Pick sides. This has two meanings. First of all – don’t hesistate to toss some fresh produce on the grill to round out your menu in a fun, delicious and festive way. The other meaning is to keep raw and cooked foods on separate sides of your grill. Cross-contamination becomes a real risk, especially when we leave the comforts of the kitchen. Keep wipes and water handy and be sure to keep separate surfaces for raw and cooked foods to avoid risk of foodborne illness.
Take a temperature. Nothing is quite as disturbing as biting into a grilled chicken kebab and seeing pink. . . instead, take a minute to check the internal temperatures of your meat and poultry.

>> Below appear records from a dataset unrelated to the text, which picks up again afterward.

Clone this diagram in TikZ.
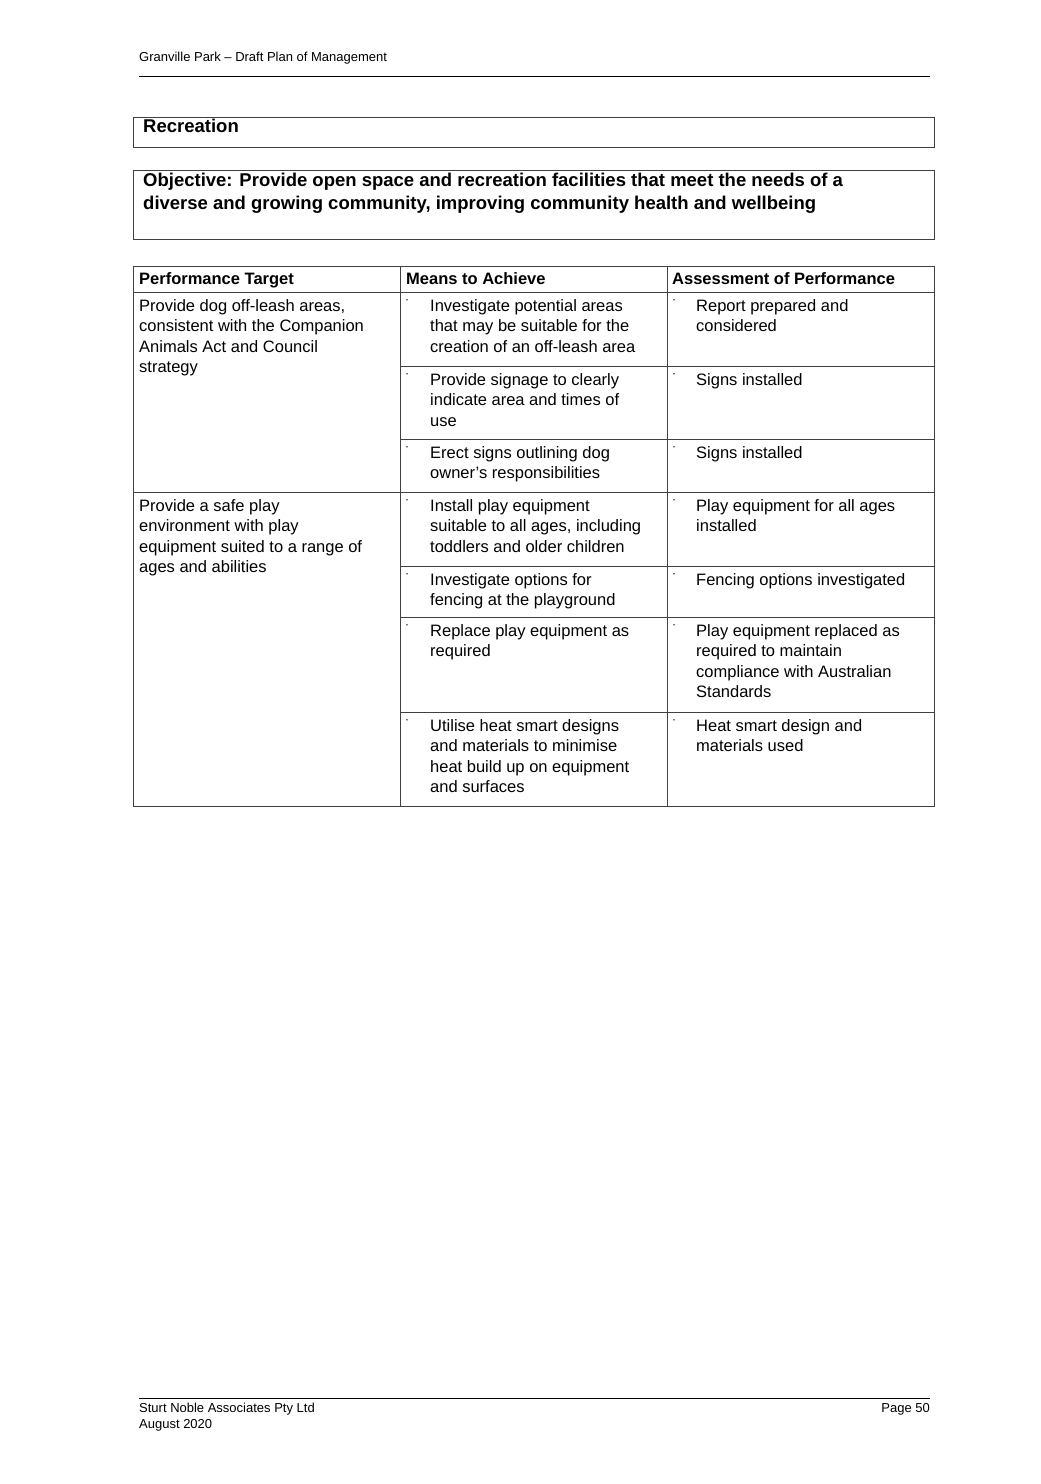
\documentclass[tikz,border=0pt]{standalone}
\usepackage{fontspec}
\setmainfont{Liberation Sans}
\begin{document}
\begin{tikzpicture}[x=1pt,y=-1pt,
  txt/.style={anchor=north west,inner sep=0pt,align=left,font=\fontsize{16.5}{20.5}\selectfont},
  hd/.style={txt,font=\fontsize{16.5}{20.5}\selectfont\bfseries},
  ttl/.style={anchor=north west,inner sep=0pt,align=left,font=\fontsize{18.5}{22.5}\selectfont\bfseries},
  small/.style={inner sep=0pt,font=\fontsize{13}{15.5}\selectfont},
  bul/.style={anchor=north west,inner sep=0pt,font=\fontsize{12}{14}\selectfont},
  rule/.style={draw=black!75,line width=0.8pt}]
\useasboundingbox[fill=white] (0,0) rectangle (1041,1484);
% header
\node[small,anchor=west] (h) at (139,58) {Granville Park – Draft Plan of Management};
\draw[black,line width=0.8pt] (139,76) -- (930,76);
% title boxes
\draw[rule] (133,117) rectangle (934,147);
\node[ttl] (rec) at (143,119) {Recreation};
\draw[rule] (133,170) rectangle (934,239);
\node[ttl] (obj) at (143,173) {Objective: Provide open space and recreation facilities that meet the needs of a\\diverse and growing community, improving community health and wellbeing};
% table grid
\draw[rule] (133,266) rectangle (934,806);
\draw[rule] (400,266) -- (400,806);
\draw[rule] (667,266) -- (667,806);
\draw[rule] (133,292) -- (934,292);
\draw[rule] (400,366) -- (934,366);
\draw[rule] (400,439) -- (934,439);
\draw[rule] (133,492) -- (934,492);
\draw[rule] (400,566) -- (934,566);
\draw[rule] (400,617) -- (934,617);
\draw[rule] (400,712) -- (934,712);
% header row
\node[hd] (c1) at (139,272) {Performance Target};
\node[hd] (c2) at (406,272) {Means to Achieve};
\node[hd] (c3) at (672,272) {Assessment of Performance};
% left column
\node[txt] (p1) at (139,299) {Provide dog off-leash areas,\\consistent with the Companion\\Animals Act and Council\\strategy};
\node[txt] (p2) at (139,499) {Provide a safe play\\environment with play\\equipment suited to a range of\\ages and abilities};
% means
\foreach \y/\t [count=\i] in {
 299/{Investigate potential areas\\that may be suitable for the\\creation of an off-leash area},
 373/{Provide signage to clearly\\indicate area and times of\\use},
 446/{Erect signs outlining dog\\owner’s responsibilities},
 499/{Install play equipment\\suitable to all ages, including\\toddlers and older children},
 573/{Investigate options for\\fencing at the playground},
 624/{Replace play equipment as\\required},
 719/{Utilise heat smart designs\\and materials to minimise\\heat build up on equipment\\and surfaces}}
 {\node[bul] (mb\i) at (405,\y) {·};
  \node[txt] (m\i) at (430,\y) {\t};}
\foreach \y/\t [count=\i] in {
 299/{Report prepared and\\considered},
 373/{Signs installed},
 446/{Signs installed},
 499/{Play equipment for all ages\\installed},
 573/{Fencing options investigated},
 624/{Play equipment replaced as\\required to maintain\\compliance with Australian\\Standards},
 719/{Heat smart design and\\materials used}}
 {\node[bul] (ab\i) at (672,\y) {·};
  \node[txt] (a\i) at (696,\y) {\t};}
% footer
\draw[black,line width=0.8pt] (139,1398) -- (930,1398);
\node[small,anchor=north west,align=left] (f1) at (139,1403) {Sturt Noble Associates Pty Ltd\\August 2020};
\node[small,anchor=north east] (f2) at (930,1403) {Page 50};
\end{tikzpicture}
\end{document}
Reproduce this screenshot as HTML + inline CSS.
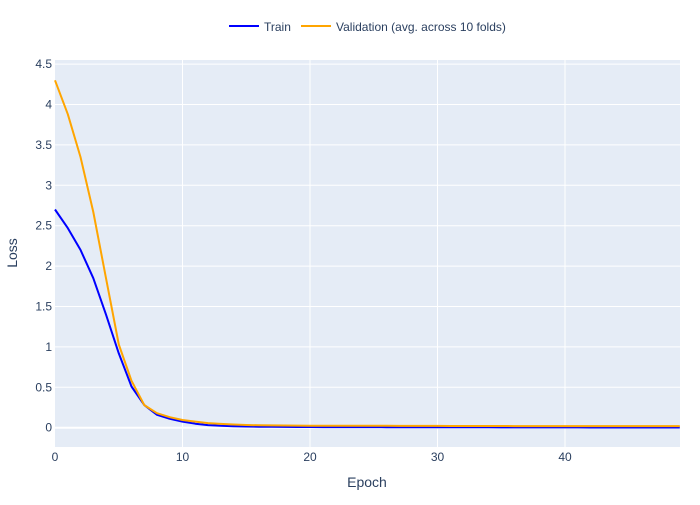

While ground beef should be cooked to 160 and poultry to 165. Whole cuts of beef and pork are safe at 150. Remember that most thermometers have the sensor in the tip, so make sure the tip is centered in the food.
Set a timer. Hot foods should stay hot and cold foods should stay cold, but that isn’t always easy outside. A cooler with ice works great in a pinch in place of a fridge. Insulated bags or coolers can help keep warm foods warm, but for extended periods of time, try wrapping bricks or larger rocks in foil and heating them on the grill after you’re done cooking the food. Place them on towels in a cooler to provide decent hot storage for warm foods. But the simplest way is to set a timer on your phone or watch. You don’t want foods at room temperature for more than 2 hours, so once that 2-hour alarm goes off, make sure all food is safely stowed or disposed of.
Truly, when it comes to food safety, it is much better to err on the side of caution than to risk the vengeance of foodborne illness later on.